I'm not simply duplicating data. I read from A on machine M1 then write to B on machine M2, but what's written is not what I've read but some calculated value that comes from what was read.
I'm pretty sure SQL Server replication services could handle business computation for me, but I can't go this way for some reasons:
- I can't change the webservices thing because the interface is now defined and fixed.
- I can't use SQL Server replication because I'm actually not responsible of the server side (which writes to database B). I'm even not sure that there will be SQL Server on the other side (could be a Java backoffice with MySQL, PostgreSQL or anything)

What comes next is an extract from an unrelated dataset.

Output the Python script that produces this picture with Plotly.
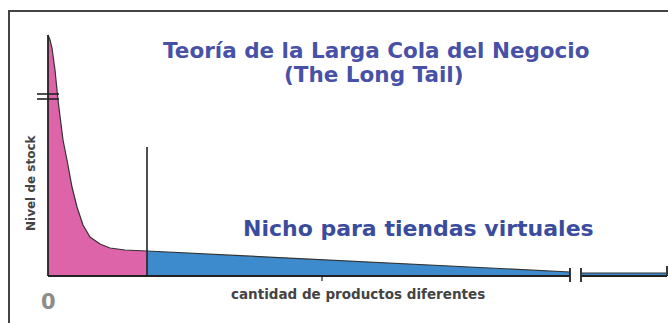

- I can't use SQL Server service broker or any message-oriented-middleware (which would fit IMO) for same reason (potentially heterogeneous databases and environments)
I'm stuck by WCF, and I can't even change the binding configuration to use MSMQ or whatever because of interoperability requirements. MSMQ is great for sure (I'm already using it in another part of the project), but it's Windows only. SOAP 1.2 is a standard protocol, and SOAP 1.2 transactions are standard too (WS-Atomic
implementation).
Maybe the WCF transaction thing is not a good idea, actually.
If I have understood correctly how it actually works (please correct me if I'm wrong), it simply allows to "continue" the transaction scope on server side, which will require a transaction coordinator to be configured on server side, which probably breaks my interoperability needs (again, there could be a database on server side that does not integrate well with the transaction coordinator).